**Goal of the exercise**
From the first line of the data down to and including the line with "from matplotlib.patches import", copy everything exactly, leaving out pictures.
***** Data block
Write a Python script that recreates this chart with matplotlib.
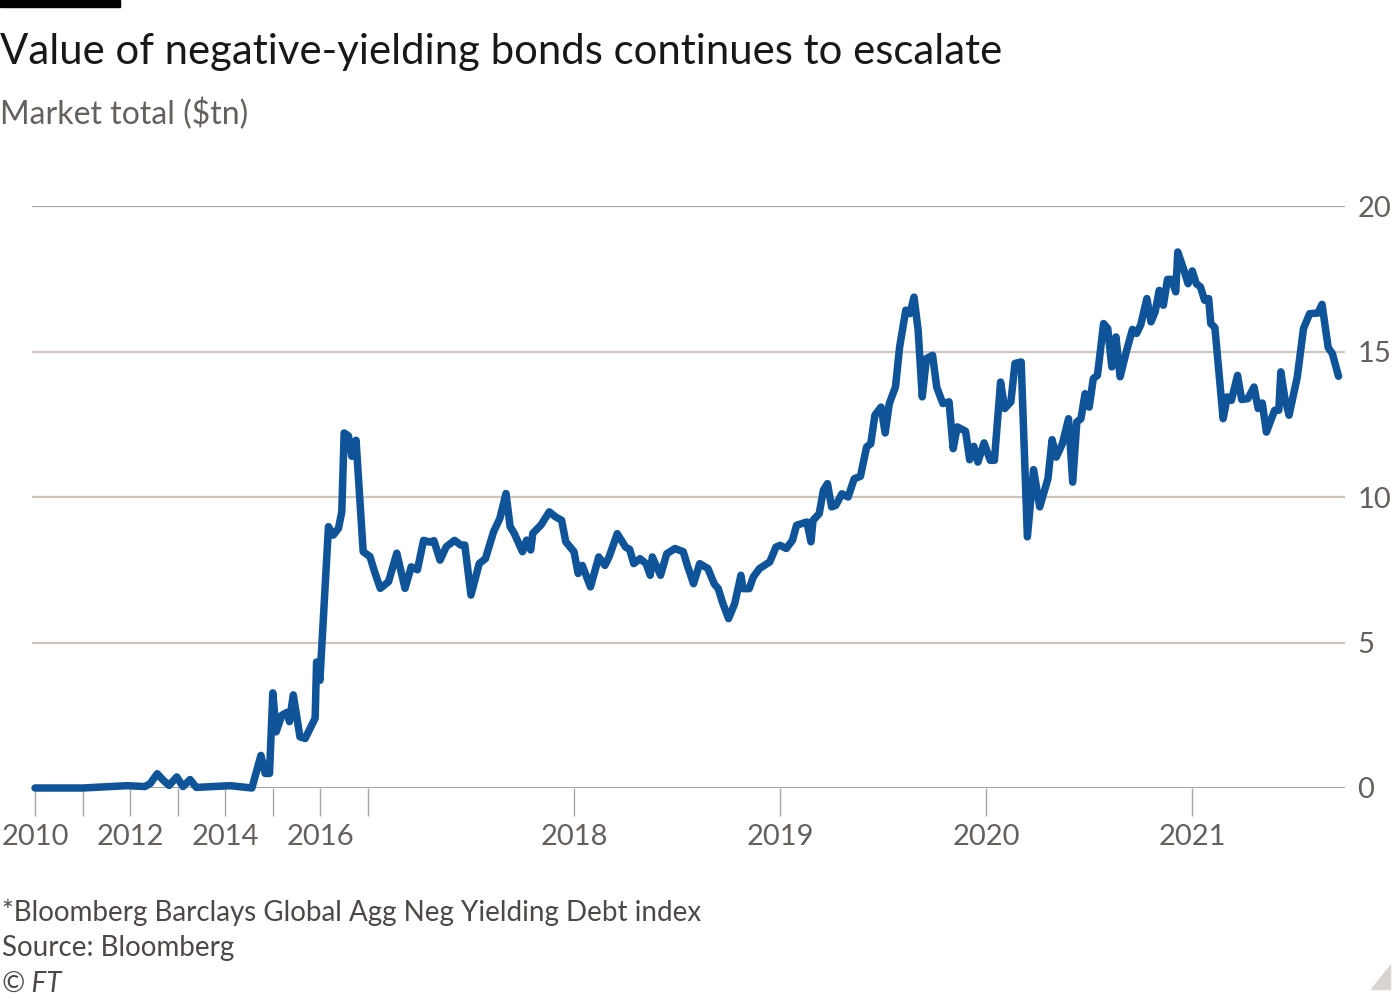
import numpy as np
import matplotlib
matplotlib.use('Agg')
import matplotlib.pyplot as plt
from matplotlib.patches import Rectangle, Polygon

# data: Bloomberg Barclays Global Agg Neg Yielding Debt index, market value ($tn)
# monthly points until end of 2016, weekly after that
years = [
    2010.00, 2011.00, 2011.93, 2012.31, 2012.42, 2012.57, 2012.70, 2012.82, 2012.98, 2013.11,
    2013.26, 2013.39, 2014.10, 2014.56, 2014.75, 2014.84, 2014.93, 2015.00, 2015.07, 2015.19,
    2015.30, 2015.35, 2015.43, 2015.57, 2015.68, 2015.89, 2015.92, 2015.99, 2016.17, 2016.27,
    2016.38, 2016.45, 2016.50, 2016.59, 2016.66, 2016.75, 2016.90,
    2017.01, 2017.03, 2017.06, 2017.10, 2017.14, 2017.18, 2017.21, 2017.24, 2017.27, 2017.30,
    2017.32, 2017.35, 2017.38, 2017.42, 2017.45, 2017.47, 2017.50, 2017.54, 2017.57, 2017.61,
    2017.64, 2017.67, 2017.69, 2017.71, 2017.75, 2017.77, 2017.79, 2017.80, 2017.84, 2017.88,
    2017.91, 2017.94, 2017.96,
    2018.00, 2018.02, 2018.04, 2018.08, 2018.12, 2018.15, 2018.17, 2018.21, 2018.25, 2018.27,
    2018.29, 2018.32, 2018.35, 2018.37, 2018.38, 2018.42, 2018.45, 2018.49, 2018.53, 2018.55,
    2018.58, 2018.61, 2018.65, 2018.68, 2018.70, 2018.72, 2018.75, 2018.78, 2018.81, 2018.82,
    2018.85, 2018.87, 2018.90, 2018.95, 2018.98,
    2019.00, 2019.03, 2019.06, 2019.08, 2019.13, 2019.15, 2019.16, 2019.19, 2019.21, 2019.23,
    2019.25, 2019.27, 2019.30, 2019.33, 2019.36, 2019.39, 2019.42, 2019.44, 2019.46, 2019.49,
    2019.51, 2019.53, 2019.56, 2019.58, 2019.61, 2019.63, 2019.65, 2019.67, 2019.69, 2019.71,
    2019.74, 2019.76, 2019.79, 2019.82, 2019.84, 2019.86, 2019.90, 2019.92, 2019.94, 2019.96,
    2019.99,
    2020.02, 2020.04, 2020.07, 2020.09, 2020.12, 2020.14, 2020.17, 2020.20, 2020.23, 2020.26,
    2020.30, 2020.32, 2020.34, 2020.37, 2020.40, 2020.42, 2020.44, 2020.46, 2020.48, 2020.50,
    2020.52, 2020.54, 2020.55, 2020.57, 2020.59, 2020.61, 2020.63, 2020.65, 2020.68, 2020.71,
    2020.73, 2020.75, 2020.78, 2020.80, 2020.82, 2020.84, 2020.86, 2020.88, 2020.90, 2020.92,
    2020.93, 2020.96, 2020.98,
    2021.00, 2021.02, 2021.04, 2021.06, 2021.08, 2021.09, 2021.11, 2021.15, 2021.17, 2021.19,
    2021.22, 2021.24, 2021.27, 2021.30, 2021.32, 2021.34, 2021.36, 2021.40, 2021.42, 2021.43,
    2021.45, 2021.47, 2021.51, 2021.54, 2021.57, 2021.61, 2021.63, 2021.66, 2021.68, 2021.71,
]
values = [
    0.0, 0.0, 0.08, 0.05, 0.15, 0.49, 0.26, 0.09, 0.38, 0.05,
    0.29, 0.02, 0.08, 0.0, 1.12, 0.5, 0.5, 3.27, 1.93, 2.5,
    2.6, 2.28, 3.2, 1.76, 1.7, 2.4, 4.33, 3.7, 8.98, 8.69,
    8.92, 9.49, 12.2, 12.1, 11.4, 11.95, 8.12,
    7.95, 7.48, 6.86, 7.09, 8.07, 6.86, 7.6, 7.5, 8.51, 8.45,
    8.5, 7.83, 8.29, 8.51, 8.35, 8.35, 6.63, 7.71, 7.88, 8.81,
    9.26, 10.12, 8.98, 8.75, 8.12, 8.52, 8.18, 8.75, 9.04, 9.49,
    9.32, 9.2, 8.46,
    8.12, 7.37, 7.65, 6.91, 7.94, 7.65, 7.94, 8.74, 8.28, 8.2,
    7.71, 7.88, 7.71, 7.31, 7.94, 7.31, 8.05, 8.23, 8.12, 7.65,
    7.02, 7.71, 7.54, 7.02, 6.85, 6.39, 5.82, 6.34, 7.31, 6.85,
    6.85, 7.25, 7.54, 7.77, 8.28,
    8.34, 8.23, 8.51, 9.03, 9.14, 8.46, 9.2, 9.43, 10.23, 10.46,
    9.66, 9.71, 10.11, 10.0, 10.63, 10.71, 11.72, 11.83, 12.81, 13.09,
    12.2, 13.21, 13.78, 15.15, 16.42, 16.3, 16.87, 15.73, 13.44, 14.76,
    14.87, 13.78, 13.21, 13.27, 11.66, 12.41, 12.26, 11.28, 11.74, 11.2,
    11.86,
    11.26, 11.26, 13.95, 13.04, 13.27, 14.59, 14.64, 8.63, 10.94, 9.66,
    10.63, 11.97, 11.37, 11.83, 12.69, 10.51, 12.58, 12.69, 13.55, 13.09,
    14.07, 14.18, 14.76, 15.96, 15.79, 14.47, 15.5, 14.13, 14.99, 15.76,
    15.62, 15.91, 16.82, 16.02, 16.36, 17.1, 16.59, 17.48, 17.48, 17.05,
    18.42, 17.79, 17.33,
    17.77, 17.33, 17.22, 16.76, 16.82, 15.96, 15.82, 12.69, 13.44, 13.32,
    14.18, 13.35, 13.38, 13.78, 13.04, 13.23, 12.23, 12.98, 12.98, 14.3,
    13.38, 12.81, 14.13, 15.79, 16.3, 16.32, 16.62, 15.13, 14.93, 14.15,
]

tick_years = list(range(2010, 2022))
tick_labels = ['2010', '', '2012', '', '2014', '', '2016', '', '2018', '2019', '2020', '2021']
y_ticks = [0, 5, 10, 15, 20]

title = 'Value of negative-yielding bonds continues to escalate'
subtitle = 'Market total ($tn)'
notes = ['*Bloomberg Barclays Global Agg Neg Yielding Debt index', 'Source: Bloomberg']

# colours
blue = '#0f5499'
grey_text = '#66605c'
grid_col = '#cec6bd'

plt.rcParams['font.family'] = ['Lato', 'DejaVu Sans']


# the FT axis plots one point per period: months before 2017, weeks after
def to_period(x):
    x = np.asarray(x, dtype=float)
    return np.where(x < 2017, (x - 2010) * 12, 84 + (x - 2017) * 52)


def from_period(p):
    p = np.asarray(p, dtype=float)
    return np.where(p < 84, 2010 + p / 12, 2017 + (p - 84) / 52)


fig = plt.figure(figsize=(14, 10), dpi=100)
ax = fig.add_axes([0.0229, 0.212, 0.9379, 0.582])
ax.set_xscale('function', functions=(to_period, from_period))

for v in y_ticks[1:]:
    ax.axhline(v, color='#a6a6a6' if v == 20 else grid_col, lw=1.6, zorder=1)
ax.axhline(0, color='#8c8782', lw=1.8, zorder=1)

ax.plot(years, values, color=blue, lw=5.4, solid_capstyle='round',
        solid_joinstyle='round', zorder=3, clip_on=False)

ax.set_xlim(2009.937, 2021.742)
ax.set_ylim(0, 20)

ax.set_xticks(tick_years)
ax.set_xticklabels(tick_labels)
ax.xaxis.set_minor_locator(matplotlib.ticker.NullLocator())
ax.tick_params(axis='x', direction='out', length=20, width=1, color='#a8a8a8',
               pad=6, labelsize=21, labelcolor=grey_text)

ax.yaxis.tick_right()
ax.set_yticks(y_ticks)
ax.tick_params(axis='y', length=0, pad=9, labelsize=21, labelcolor=grey_text)

for s in ax.spines.values():
    s.set_visible(False)

# header / footer
fig.patches.append(Rectangle((0, 0.993), 120 / 1400, 0.007, transform=fig.transFigure,
                             color='black', zorder=5))
fig.text(0.0, 0.936, title, fontsize=30.2, color='#1a1817', va='baseline', ha='left')
fig.text(0.0, 0.876, subtitle, fontsize=23, color=grey_text, va='baseline', ha='left')
fig.text(0.0015, 0.079, notes[0], fontsize=20, color='#4d4845', va='baseline', ha='left')
fig.text(0.0015, 0.044, notes[1], fontsize=20, color='#4d4845', va='baseline', ha='left')
fig.text(0.0015, 0.008, '\u00a9 FT', fontsize=20, color='#4d4845', va='baseline', ha='left',
         style='italic')
fig.patches.append(Polygon([(0.9793, 0.011), (0.9929, 0.011), (0.9929, 0.035)],
                           closed=True, transform=fig.transFigure, color='#d9d4cf'))

fig.savefig('out.png', dpi=100)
**********
**Exercise answer**
Write a Python script that recreates this chart with matplotlib.
import numpy as np
import matplotlib
matplotlib.use('Agg')
import matplotlib.pyplot as plt
from matplotlib.patches import Rectangle, Polygon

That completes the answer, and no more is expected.